Father Ponce (tome LVIII, p. 392) who visited Yucatan as early as 1588, is equally clear: "The natives of Yucatan are among all the inhabitants of New Spain especially deserving of praise for three things. First that before the Spaniards came they made use of characters and letters with which they wrote out their histories, their ceremonies, the order of sacrifices to their idols and their calendars in books made of the bark of a certain tree."

Doctor Aguilar, who wrote but little later (1596), gives more details as to the kind of events which were recorded. "On these [the fiber books] they painted in color the reckoning of their years, wars, pestilences, hurricanes, inundations, famines and other events."

Finally, as late as 1697, some of these historical codices were in the possession of the last great independent Maya ruler, one Canek. Says Villagutierre (1701: lib. VI, cap. IV) in this connection: "Because their king [Canek] had read it in his analtehes [fiber-books or codices] they had knowledge of the provinces of Yucatan, and of the fact that their ancestors had formerly come from them; analtehes or histories being one and the same thing."

It is clear from the foregoing extracts, that the Maya of Yucatan recorded their history up to the time of the Spanish Conquest, in their hieroglyphic books, or codices. That fact is beyond dispute. It must be remembered also in this connection, that the Maya of Yucatan were the direct inheritors of that older Maya civilization in the south, which had produced the hieroglyphic monuments. For this latter reason the writer believes that the practice of recording history in the hieroglyphic writing had its origin, along with many another custom, in the southern area, and consequently that the inscriptions on the monuments of the southern cities are probably, in part at least, of an historical nature.

Whatever may be the meaning of the undeciphered glyphs, enough has been said in this chapter about those of known meaning to indicate the extreme importance of the element of time in Maya writing. The very great preponderance of astronomical, calendary, and numerical signs in both the codices and the inscriptions has determined, so far as the beginner is concerned, the best way to approach the study of the glyphs. First, it is essential to understand thoroughly the Maya system of counting time, in other words, their calendar and chronology. Second, in order to make use of this knowledge, as did the Maya, it is necessary to familiarize ourselves with their arithmetic and its signs and symbols. Third, and last, after this has been accomplished, we are ready to apply ourselves to the deciphering of the inscriptions and the codices. For this reason the next chapter will be devoted to the discussion of the Maya system of counting time.

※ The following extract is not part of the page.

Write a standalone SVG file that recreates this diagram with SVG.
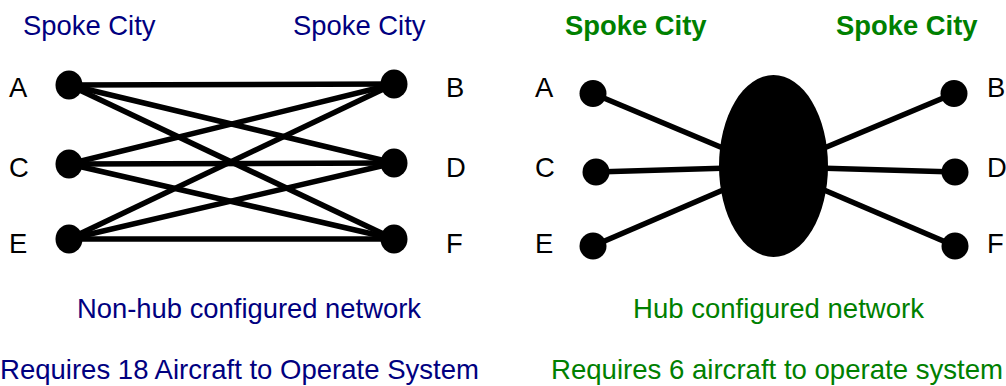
<svg xmlns="http://www.w3.org/2000/svg" width="1006" height="386" viewBox="0 0 1006 386">
<style>
text{font-family:"Liberation Sans",Arial,sans-serif;font-size:27.4px}
.blue{fill:#000080}
.green{fill:#008000}
.bold{font-weight:bold}
.lbl{fill:#000}
.edge{stroke:#000;stroke-width:5.5;fill:none}
.node{fill:#000}
</style>
<rect width="1006" height="386" fill="#fff"/>
<g id="titles">
<text class="blue" x="23" y="35">Spoke City</text>
<text class="blue" x="293" y="35">Spoke City</text>
<text class="green bold" x="565" y="35">Spoke City</text>
<text class="green bold" x="836" y="35">Spoke City</text>
<text class="blue" x="77" y="318" textLength="344" lengthAdjust="spacingAndGlyphs">Non-hub configured network</text>
<text class="blue" x="0" y="379" textLength="479" lengthAdjust="spacingAndGlyphs">Requires 18 Aircraft to Operate System</text>
<text class="green" x="633" y="318" textLength="291" lengthAdjust="spacingAndGlyphs">Hub configured network</text>
<text class="green" x="551" y="379" textLength="452" lengthAdjust="spacingAndGlyphs">Requires 6 aircraft to operate system</text>
</g>
<g id="connectors">
<line class="edge" x1="69" y1="85" x2="394" y2="84"/>
<line class="edge" x1="69" y1="85" x2="394" y2="163"/>
<line class="edge" x1="69" y1="85" x2="394" y2="239"/>
<line class="edge" x1="69" y1="164" x2="394" y2="84"/>
<line class="edge" x1="69" y1="164" x2="394" y2="163"/>
<line class="edge" x1="69" y1="164" x2="394" y2="239"/>
<line class="edge" x1="69" y1="239" x2="394" y2="84"/>
<line class="edge" x1="69" y1="239" x2="394" y2="163"/>
<line class="edge" x1="69" y1="239" x2="394" y2="239"/>
<line class="edge" x1="593" y1="93.5" x2="730" y2="151"/>
<line class="edge" x1="596" y1="172" x2="730" y2="168"/>
<line class="edge" x1="593" y1="246" x2="730" y2="187"/>
<line class="edge" x1="954" y1="93.5" x2="817" y2="151"/>
<line class="edge" x1="955" y1="172" x2="817" y2="168"/>
<line class="edge" x1="955" y1="246" x2="817" y2="187"/>
</g>
<g id="nodeA1"><ellipse class="node" cx="69" cy="85" rx="13.5" ry="14.5"/><text class="lbl" x="9" y="97">A</text></g>
<g id="nodeC1"><ellipse class="node" cx="69" cy="164" rx="13.5" ry="14.5"/><text class="lbl" x="9" y="177">C</text></g>
<g id="nodeE1"><ellipse class="node" cx="69" cy="239" rx="13.5" ry="14.5"/><text class="lbl" x="9" y="253">E</text></g>
<g id="nodeB1"><ellipse class="node" cx="394" cy="84" rx="13.5" ry="14.5"/><text class="lbl" x="446" y="97">B</text></g>
<g id="nodeD1"><ellipse class="node" cx="394" cy="163" rx="13.5" ry="14.5"/><text class="lbl" x="446" y="177">D</text></g>
<g id="nodeF1"><ellipse class="node" cx="394" cy="239" rx="13.5" ry="14.5"/><text class="lbl" x="446" y="253">F</text></g>
<g id="hub"><ellipse class="node" cx="773.5" cy="166" rx="54.5" ry="91"/></g>
<g id="nodeA2"><ellipse class="node" cx="593" cy="93.5" rx="13.5" ry="13.5"/><text class="lbl" x="535" y="97">A</text></g>
<g id="nodeC2"><ellipse class="node" cx="596" cy="172" rx="13.5" ry="13.5"/><text class="lbl" x="535" y="177">C</text></g>
<g id="nodeE2"><ellipse class="node" cx="593" cy="246" rx="13.5" ry="13.5"/><text class="lbl" x="535" y="253">E</text></g>
<g id="nodeB2"><ellipse class="node" cx="954" cy="93.5" rx="13.5" ry="13.5"/><text class="lbl" x="987" y="97">B</text></g>
<g id="nodeD2"><ellipse class="node" cx="955" cy="172" rx="13.5" ry="13.5"/><text class="lbl" x="987" y="177">D</text></g>
<g id="nodeF2"><ellipse class="node" cx="955" cy="246" rx="13.5" ry="13.5"/><text class="lbl" x="987" y="253">F</text></g>
</svg>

  1. There can be no doubt that Förstemann has identified the sign for the planet Venus and possibly a few others. (See Förstemann, 1906: p. 116.)
  2. Brasseur de Bourbourg, the "discoverer" of Landa's manuscript, added several signs of his own invention to the original Landa alphabet. See his introduction to the Codex Troano published by the French Government. Leon de Rosny published an alphabet of 29 letters with numerous variants. Later Dr. F. Le Plongeon defined 23 letters with variants and made elaborate interpretations of the texts with this "alphabet" as his key. Another alphabet was that proposed by Dr. Hilborne T. Cresson, which included syllables as well as letters, and with which its originator also essayed to read the texts. Scarce worthy of mention are the alphabet and volume of interlinear translations from both the inscriptions and the codices published by F. A. de la Rochefoucauld. This is very fantastic and utterly without value unless, as Doctor Brinton says, it be taken "as a warning against the intellectual aberrations to which students of these ancient mysteries seem peculiarly prone." The late Dr. Cyrus Thomas, of the Bureau of American Ethnology, was the last of those who endeavored to interpret the Maya texts by means of alphabets; though he was perhaps the best of them all, much of his work in this particular respect will not stand.
  3. Thus the whole rebus in figure 14 reads: "Eye bee leaf ant rose can well bear awl four ewe." These words may be replaced by their homophones as follows: "I believe Aunt Rose can well bear all for you." Rebus writing depends on the principle of homophones; that is, words or characters which sound alike but have different meanings.
  4. The period of the synodical revolution of Venus as computed to-day is 583.920 days.
  5. According to modern calculations, the period of the lunar revolution is 29.530588, or approximately 29½ days. For 405 revolutions the accumulated error would be .03×405=12.15 days. This error the Maya obviated by using 29.5 in some calculations and 29.6 in others, the latter offsetting the former. Thus the first 17 revolutions of the sequence are divided into three groups; the first 6 revolutions being computed at 29.5, each giving a total of 177 days; and the second 6 revolutions also being computed at 29.5 each, giving a total of another 177 days. The third group of 5 revolutions, however, was computed at 29.6 each, giving a total of 148 days. The total number of days in the first 17 revolutions was thus computed to be 177+177+147=502, which is very close to the time computed by modern calculations, 502.02.
  6. This is the tropical year or the time from one equinox to its return.
  7. Landa, 1864: p. 52.
  8. Cogolludo, 1688: I, lib. IV, V, p. 186.
  9. For example, if the revolution of Venus had been the governing phenomenon, each monument would be distant from some other by 584 days; if that of Mars, 780 days; if that of Mercury, 115 or 116 days, etc. Furthermore, the sequence, once commenced, would naturally have been more or less uninterrupted. It is hardly necessary to repeat that the intervals which have been found, namely, 7200 and 1800, rest on no known astronomical phenomena but are the direct result of the Maya vigesimal system of numeration.
  10. It is possible that the Codex Peresianus may treat of historical matter, as already explained.